Is Engineering Management a good career choice?


I've been in an engineering management role for 6 months at a large non-tech company in the financial sector. They've existed for decades and have realized that tech is key to their business. I, along with other EM's from the tech industry, where hired for some organizational transformation.

This is actually my first management role (although I have had direct reports before).

I've actually really enjoyed the role so far, because I've been getting to live The Phoenix Project (DevOps Handbook, Accelerate, and Manager Tools as well):

- We're moving from large risky deploys to small frequent deploys (we're currently in transition)

- Tests are now important, whereas before they were considered tech-debt and would get written after a release

- We're moving from a command-and-control styled leadership where all decisions have to go "up the chain", to a team-empowered structure

- One-on-ones are now important. Whereas before folks would have 20+ direct reports and one-on-ones with their boss was a thing that happened once a month if you were lucky (they were scheduled bi-weekly, but would often get cancelled due to meeting conflicts)

- Moving from waterfall driven projects to "product" based thinking...using SCRUM/Agile in some places, and Kanban in others

- Etc.

That being said, I'm having trouble justifying my position/role/. My salary is higher than most of the developers & I have a lot more authority. A lot of my job is listening to devs and approving their ideas...and justifying things to leadership. Expectation management is a huge part of my job. And a lot of admin stuff. But I like it! I enjoy the role a LOT.

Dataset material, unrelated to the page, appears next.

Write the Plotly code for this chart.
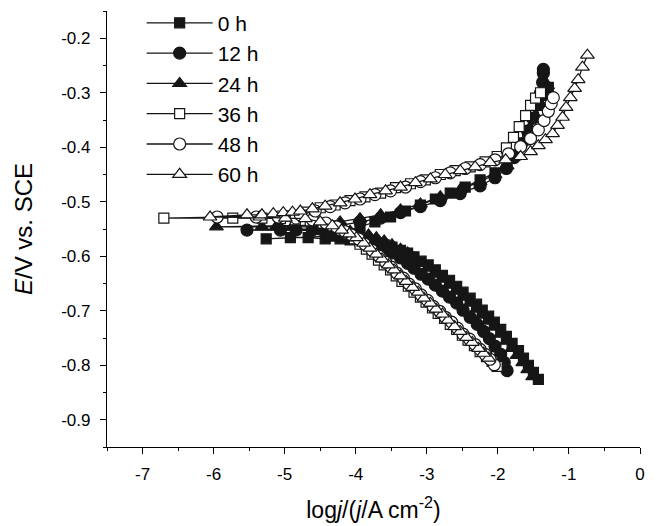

Is this kind of thing good for my career? I really enjoy it, but it's tough because my focus is on the people-system and not on the products we're actually delivering, so it's hard to see where my value comes in. I wonder if I could be automated...and maybe I should go back to a senior dev role :)


  👤 qetuo13579 Accepted Answer ✓
Results and retention. Focus on those and you’ll be fine. I recommend listening to the Manager-Tools.com podcasts. Apparently imposter syndrome is pretty common for managers, so just take all the uncertainty in your stride and keep learning.